Problem statement:
Restate exactly the lines of the entries below, beginning with the first and ending with the line that holds "1.131,1.094, 1.161,1.074, 1.083];". Pictures are not copied.

Supplied information:
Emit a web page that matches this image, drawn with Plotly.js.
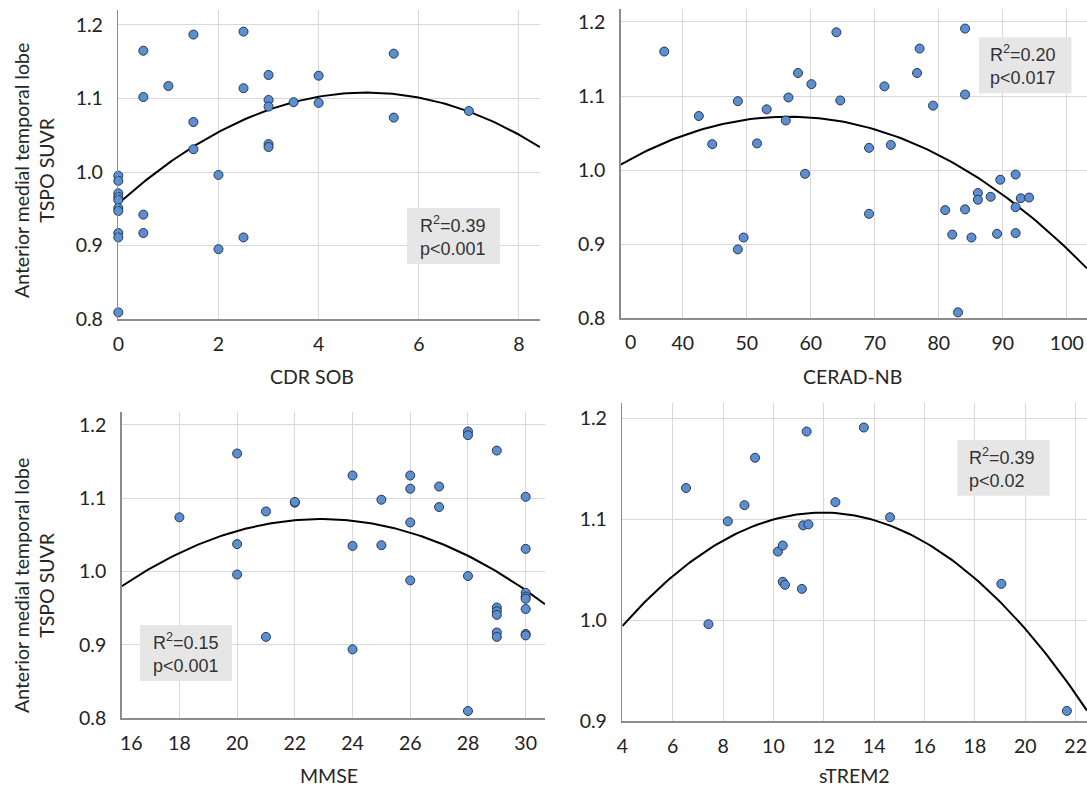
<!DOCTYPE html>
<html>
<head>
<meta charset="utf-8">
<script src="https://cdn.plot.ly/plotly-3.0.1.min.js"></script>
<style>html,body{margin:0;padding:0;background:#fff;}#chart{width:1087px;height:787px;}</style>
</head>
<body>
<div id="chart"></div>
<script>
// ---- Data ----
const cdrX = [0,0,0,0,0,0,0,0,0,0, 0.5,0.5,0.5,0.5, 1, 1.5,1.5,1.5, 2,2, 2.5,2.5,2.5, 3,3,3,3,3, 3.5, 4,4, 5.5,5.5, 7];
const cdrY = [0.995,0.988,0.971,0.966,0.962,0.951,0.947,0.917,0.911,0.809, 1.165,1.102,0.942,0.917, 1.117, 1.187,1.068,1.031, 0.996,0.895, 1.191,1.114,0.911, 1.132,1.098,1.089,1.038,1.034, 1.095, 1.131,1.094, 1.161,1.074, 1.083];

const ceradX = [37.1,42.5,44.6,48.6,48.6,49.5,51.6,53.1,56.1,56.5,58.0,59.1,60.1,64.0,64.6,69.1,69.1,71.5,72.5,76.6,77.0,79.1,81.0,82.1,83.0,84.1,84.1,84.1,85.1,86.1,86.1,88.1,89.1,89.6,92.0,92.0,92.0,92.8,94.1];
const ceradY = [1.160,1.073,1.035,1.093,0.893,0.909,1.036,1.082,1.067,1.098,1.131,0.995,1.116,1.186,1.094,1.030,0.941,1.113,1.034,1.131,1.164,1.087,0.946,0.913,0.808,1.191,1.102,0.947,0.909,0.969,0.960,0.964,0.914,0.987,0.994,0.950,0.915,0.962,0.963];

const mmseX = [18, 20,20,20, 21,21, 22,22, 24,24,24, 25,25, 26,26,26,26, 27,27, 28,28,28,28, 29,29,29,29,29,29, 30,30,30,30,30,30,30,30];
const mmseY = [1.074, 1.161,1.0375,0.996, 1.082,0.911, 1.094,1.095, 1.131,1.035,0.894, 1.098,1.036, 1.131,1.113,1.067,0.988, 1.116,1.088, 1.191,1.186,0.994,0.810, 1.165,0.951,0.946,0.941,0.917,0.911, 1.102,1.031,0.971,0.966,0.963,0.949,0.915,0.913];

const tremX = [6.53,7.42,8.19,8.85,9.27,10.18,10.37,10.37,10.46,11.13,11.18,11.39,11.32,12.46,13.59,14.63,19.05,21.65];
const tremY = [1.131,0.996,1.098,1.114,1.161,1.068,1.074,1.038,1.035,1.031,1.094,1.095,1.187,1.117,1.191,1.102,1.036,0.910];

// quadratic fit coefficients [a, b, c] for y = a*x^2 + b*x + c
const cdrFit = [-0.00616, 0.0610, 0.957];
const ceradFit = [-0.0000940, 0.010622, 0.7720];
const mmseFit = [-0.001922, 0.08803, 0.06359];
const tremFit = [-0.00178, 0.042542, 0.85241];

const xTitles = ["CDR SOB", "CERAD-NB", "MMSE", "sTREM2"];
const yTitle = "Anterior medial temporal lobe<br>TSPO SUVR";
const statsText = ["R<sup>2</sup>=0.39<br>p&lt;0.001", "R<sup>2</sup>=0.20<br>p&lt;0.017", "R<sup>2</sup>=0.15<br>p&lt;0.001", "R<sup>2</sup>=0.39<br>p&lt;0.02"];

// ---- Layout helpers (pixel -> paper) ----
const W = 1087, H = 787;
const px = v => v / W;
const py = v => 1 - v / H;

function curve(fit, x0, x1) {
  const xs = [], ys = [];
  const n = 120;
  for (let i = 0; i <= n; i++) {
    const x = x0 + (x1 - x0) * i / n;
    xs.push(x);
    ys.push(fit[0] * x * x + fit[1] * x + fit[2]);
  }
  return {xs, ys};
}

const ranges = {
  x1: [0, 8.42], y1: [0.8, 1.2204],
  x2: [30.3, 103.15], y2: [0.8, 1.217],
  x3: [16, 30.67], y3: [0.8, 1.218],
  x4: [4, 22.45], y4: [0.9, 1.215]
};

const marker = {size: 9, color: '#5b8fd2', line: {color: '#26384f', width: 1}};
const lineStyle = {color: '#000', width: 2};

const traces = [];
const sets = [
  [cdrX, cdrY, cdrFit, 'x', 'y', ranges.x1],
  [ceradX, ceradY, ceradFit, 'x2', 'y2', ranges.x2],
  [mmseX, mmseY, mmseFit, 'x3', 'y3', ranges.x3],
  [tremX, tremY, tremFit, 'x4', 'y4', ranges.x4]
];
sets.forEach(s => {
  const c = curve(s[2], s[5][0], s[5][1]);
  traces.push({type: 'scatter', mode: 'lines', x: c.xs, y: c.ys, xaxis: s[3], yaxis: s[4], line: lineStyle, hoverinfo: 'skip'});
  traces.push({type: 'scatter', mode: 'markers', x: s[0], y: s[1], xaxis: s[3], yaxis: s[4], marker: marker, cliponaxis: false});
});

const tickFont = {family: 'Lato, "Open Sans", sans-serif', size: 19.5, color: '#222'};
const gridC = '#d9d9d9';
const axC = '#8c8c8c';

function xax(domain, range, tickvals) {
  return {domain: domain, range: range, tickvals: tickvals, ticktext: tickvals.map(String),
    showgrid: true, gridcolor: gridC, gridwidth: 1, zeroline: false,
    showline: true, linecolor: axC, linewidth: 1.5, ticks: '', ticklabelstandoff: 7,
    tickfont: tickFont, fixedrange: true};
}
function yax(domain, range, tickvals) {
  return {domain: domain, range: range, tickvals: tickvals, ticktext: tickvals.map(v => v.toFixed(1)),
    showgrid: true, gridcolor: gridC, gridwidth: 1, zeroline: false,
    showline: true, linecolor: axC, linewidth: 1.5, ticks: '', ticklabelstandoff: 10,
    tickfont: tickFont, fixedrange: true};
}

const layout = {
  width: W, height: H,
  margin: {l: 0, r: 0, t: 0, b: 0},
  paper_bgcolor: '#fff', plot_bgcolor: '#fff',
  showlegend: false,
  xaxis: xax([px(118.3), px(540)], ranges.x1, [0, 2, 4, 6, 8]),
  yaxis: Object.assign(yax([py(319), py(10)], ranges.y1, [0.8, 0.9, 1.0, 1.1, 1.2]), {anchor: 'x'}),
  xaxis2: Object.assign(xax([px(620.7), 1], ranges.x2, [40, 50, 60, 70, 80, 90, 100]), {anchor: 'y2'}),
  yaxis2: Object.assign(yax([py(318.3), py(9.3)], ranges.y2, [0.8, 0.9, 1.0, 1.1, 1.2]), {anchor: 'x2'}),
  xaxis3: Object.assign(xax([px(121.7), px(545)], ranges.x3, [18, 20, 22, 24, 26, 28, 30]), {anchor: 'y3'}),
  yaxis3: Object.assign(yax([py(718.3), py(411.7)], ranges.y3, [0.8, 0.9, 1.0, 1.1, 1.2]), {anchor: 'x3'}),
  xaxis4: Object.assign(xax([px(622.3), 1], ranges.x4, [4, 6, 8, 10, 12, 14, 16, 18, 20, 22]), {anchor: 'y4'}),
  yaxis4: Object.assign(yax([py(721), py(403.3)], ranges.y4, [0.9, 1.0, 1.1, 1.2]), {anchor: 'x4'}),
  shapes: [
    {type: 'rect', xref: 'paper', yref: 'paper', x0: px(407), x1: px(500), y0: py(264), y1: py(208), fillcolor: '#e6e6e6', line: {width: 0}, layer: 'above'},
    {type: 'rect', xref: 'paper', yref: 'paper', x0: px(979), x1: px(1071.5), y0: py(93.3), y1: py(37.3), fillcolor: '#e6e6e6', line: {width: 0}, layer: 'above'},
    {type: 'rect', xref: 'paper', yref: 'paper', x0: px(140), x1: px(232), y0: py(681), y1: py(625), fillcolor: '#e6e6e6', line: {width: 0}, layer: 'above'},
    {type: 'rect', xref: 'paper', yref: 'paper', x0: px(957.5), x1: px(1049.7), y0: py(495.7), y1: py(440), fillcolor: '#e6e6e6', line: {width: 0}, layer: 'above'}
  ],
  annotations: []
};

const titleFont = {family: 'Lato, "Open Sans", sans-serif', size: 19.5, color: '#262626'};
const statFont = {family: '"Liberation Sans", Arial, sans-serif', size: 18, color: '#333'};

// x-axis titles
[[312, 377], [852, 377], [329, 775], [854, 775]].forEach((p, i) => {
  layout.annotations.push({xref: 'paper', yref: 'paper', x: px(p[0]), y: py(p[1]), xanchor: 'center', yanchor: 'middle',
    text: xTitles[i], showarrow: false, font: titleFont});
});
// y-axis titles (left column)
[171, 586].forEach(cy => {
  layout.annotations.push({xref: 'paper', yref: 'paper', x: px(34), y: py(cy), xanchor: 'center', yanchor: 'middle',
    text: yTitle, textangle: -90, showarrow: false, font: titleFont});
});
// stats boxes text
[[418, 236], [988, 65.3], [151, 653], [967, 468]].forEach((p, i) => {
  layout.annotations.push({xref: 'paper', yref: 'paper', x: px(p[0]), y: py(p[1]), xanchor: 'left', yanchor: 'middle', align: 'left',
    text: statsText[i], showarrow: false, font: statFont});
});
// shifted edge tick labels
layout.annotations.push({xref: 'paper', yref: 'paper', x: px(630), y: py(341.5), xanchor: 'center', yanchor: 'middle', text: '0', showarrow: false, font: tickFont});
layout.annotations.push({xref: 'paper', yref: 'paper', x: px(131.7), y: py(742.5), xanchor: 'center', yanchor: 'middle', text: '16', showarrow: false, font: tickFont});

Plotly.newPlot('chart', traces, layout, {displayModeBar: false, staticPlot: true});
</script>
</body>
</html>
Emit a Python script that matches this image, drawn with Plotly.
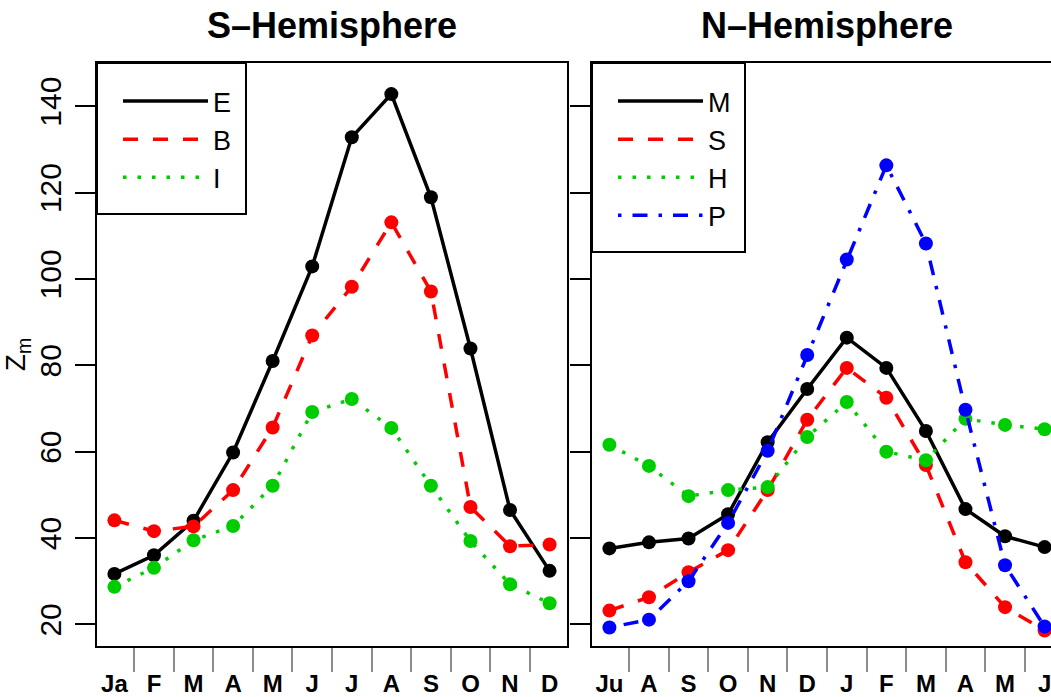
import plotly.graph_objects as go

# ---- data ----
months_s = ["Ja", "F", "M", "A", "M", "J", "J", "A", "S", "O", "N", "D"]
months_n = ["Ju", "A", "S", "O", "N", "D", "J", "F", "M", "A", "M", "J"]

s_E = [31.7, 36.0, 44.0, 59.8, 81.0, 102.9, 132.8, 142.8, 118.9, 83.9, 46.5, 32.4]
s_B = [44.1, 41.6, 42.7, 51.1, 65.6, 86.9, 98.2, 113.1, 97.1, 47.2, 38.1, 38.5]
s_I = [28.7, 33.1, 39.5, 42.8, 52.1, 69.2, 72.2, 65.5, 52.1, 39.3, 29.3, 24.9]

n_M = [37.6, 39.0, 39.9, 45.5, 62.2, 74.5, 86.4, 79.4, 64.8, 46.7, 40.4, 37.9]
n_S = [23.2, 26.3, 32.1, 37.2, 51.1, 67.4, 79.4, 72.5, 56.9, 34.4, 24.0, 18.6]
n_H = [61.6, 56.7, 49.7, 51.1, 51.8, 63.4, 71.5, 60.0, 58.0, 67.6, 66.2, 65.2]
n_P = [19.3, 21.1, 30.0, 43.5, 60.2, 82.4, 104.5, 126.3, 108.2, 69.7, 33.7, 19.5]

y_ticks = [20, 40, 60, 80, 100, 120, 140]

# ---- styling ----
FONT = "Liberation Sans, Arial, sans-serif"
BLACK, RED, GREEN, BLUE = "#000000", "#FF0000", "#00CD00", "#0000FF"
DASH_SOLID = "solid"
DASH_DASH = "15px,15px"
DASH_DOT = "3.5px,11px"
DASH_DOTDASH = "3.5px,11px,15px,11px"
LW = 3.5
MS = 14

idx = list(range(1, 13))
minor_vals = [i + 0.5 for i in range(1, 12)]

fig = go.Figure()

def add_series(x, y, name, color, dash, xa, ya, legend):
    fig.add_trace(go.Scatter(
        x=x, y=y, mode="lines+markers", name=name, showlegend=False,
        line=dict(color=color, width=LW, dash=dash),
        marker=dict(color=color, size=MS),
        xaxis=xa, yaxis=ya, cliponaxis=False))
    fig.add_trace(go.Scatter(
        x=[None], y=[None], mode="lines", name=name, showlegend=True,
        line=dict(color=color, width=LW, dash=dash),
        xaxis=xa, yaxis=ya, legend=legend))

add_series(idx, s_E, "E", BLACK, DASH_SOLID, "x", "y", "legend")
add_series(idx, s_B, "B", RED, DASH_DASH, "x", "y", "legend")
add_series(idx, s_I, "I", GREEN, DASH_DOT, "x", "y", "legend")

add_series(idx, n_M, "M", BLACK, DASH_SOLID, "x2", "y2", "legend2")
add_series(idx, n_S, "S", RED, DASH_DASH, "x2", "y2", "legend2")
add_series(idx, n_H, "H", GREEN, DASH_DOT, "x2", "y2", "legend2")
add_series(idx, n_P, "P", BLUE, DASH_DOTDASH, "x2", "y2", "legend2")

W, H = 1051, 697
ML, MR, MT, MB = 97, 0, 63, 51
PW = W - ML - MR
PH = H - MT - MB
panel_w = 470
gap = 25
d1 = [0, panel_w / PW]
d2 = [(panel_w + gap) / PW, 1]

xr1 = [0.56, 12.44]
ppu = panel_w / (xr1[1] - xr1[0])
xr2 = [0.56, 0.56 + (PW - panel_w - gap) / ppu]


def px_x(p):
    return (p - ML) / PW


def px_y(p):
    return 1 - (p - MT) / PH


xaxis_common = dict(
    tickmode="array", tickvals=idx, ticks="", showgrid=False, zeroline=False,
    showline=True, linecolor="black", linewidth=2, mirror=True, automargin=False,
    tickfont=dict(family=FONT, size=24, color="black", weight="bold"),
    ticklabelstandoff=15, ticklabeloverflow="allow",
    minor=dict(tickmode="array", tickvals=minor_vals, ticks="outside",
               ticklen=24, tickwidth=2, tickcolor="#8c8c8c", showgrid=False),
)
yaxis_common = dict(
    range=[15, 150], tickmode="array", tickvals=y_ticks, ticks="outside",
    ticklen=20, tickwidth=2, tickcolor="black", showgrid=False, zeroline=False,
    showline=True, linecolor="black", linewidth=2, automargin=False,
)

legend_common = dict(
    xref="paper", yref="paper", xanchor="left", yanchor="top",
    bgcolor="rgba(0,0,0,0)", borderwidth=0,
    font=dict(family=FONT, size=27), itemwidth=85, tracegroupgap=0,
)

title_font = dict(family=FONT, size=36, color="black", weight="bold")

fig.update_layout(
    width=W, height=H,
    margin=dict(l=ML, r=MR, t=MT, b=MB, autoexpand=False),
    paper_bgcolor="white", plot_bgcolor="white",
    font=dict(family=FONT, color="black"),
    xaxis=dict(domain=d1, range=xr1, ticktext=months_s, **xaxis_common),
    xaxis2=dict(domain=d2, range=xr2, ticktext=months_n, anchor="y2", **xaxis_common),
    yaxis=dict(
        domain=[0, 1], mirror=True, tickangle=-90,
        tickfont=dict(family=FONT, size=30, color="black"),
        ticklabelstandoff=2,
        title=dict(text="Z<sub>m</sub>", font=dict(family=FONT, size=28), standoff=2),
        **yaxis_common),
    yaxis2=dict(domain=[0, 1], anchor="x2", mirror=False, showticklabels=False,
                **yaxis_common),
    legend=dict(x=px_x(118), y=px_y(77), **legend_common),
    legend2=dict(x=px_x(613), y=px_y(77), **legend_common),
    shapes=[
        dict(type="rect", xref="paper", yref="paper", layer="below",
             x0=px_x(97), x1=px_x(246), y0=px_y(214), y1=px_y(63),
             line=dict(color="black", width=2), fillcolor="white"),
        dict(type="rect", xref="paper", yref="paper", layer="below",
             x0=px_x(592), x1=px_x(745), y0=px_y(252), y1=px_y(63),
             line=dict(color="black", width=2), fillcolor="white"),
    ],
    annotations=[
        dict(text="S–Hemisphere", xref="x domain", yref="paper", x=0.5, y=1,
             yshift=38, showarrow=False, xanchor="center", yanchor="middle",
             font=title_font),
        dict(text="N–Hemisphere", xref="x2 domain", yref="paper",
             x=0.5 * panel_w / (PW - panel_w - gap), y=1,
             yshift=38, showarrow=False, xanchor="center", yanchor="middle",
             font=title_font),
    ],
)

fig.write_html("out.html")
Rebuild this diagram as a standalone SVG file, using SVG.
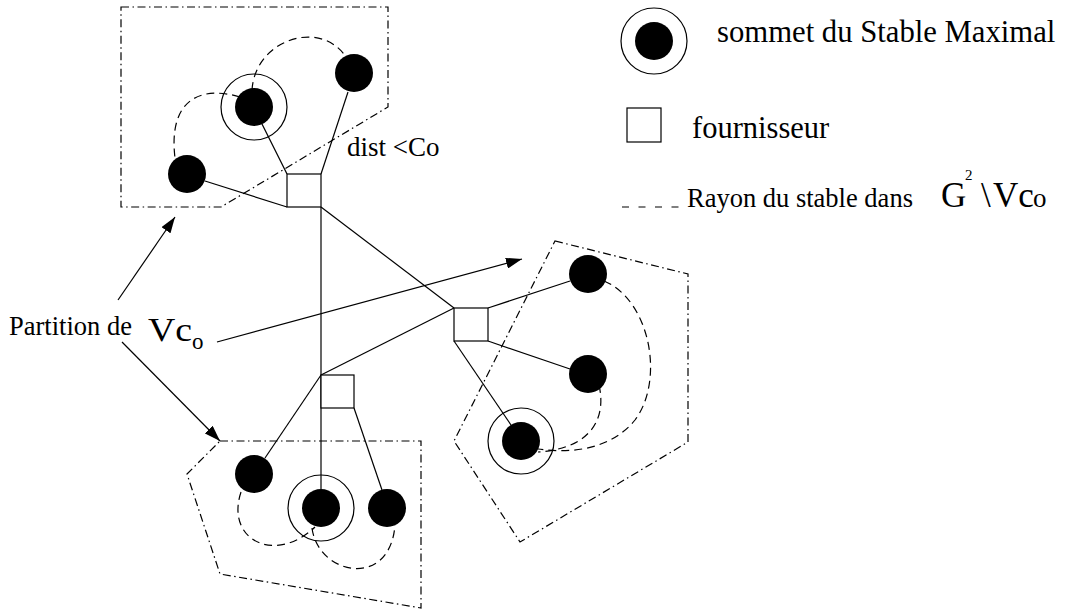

Task result:
Emit a web page that matches this image, drawn with Plotly.js.
<!DOCTYPE html>
<html>
<head>
<meta charset="utf-8">
<script src="https://cdn.plot.ly/plotly-3.0.1.min.js"></script>
<style>html,body{margin:0;padding:0;background:#fff;}#chart{width:1087px;height:787px;}</style>
</head>
<body>
<div id="chart"></div>
<script>
// ---- Data ----
const cdrX = [0,0,0,0,0,0,0,0,0,0, 0.5,0.5,0.5,0.5, 1, 1.5,1.5,1.5, 2,2, 2.5,2.5,2.5, 3,3,3,3,3, 3.5, 4,4, 5.5,5.5, 7];
const cdrY = [0.995,0.988,0.971,0.966,0.962,0.951,0.947,0.917,0.911,0.809, 1.165,1.102,0.942,0.917, 1.117, 1.187,1.068,1.031, 0.996,0.895, 1.191,1.114,0.911, 1.132,1.098,1.089,1.038,1.034, 1.095, 1.131,1.094, 1.161,1.074, 1.083];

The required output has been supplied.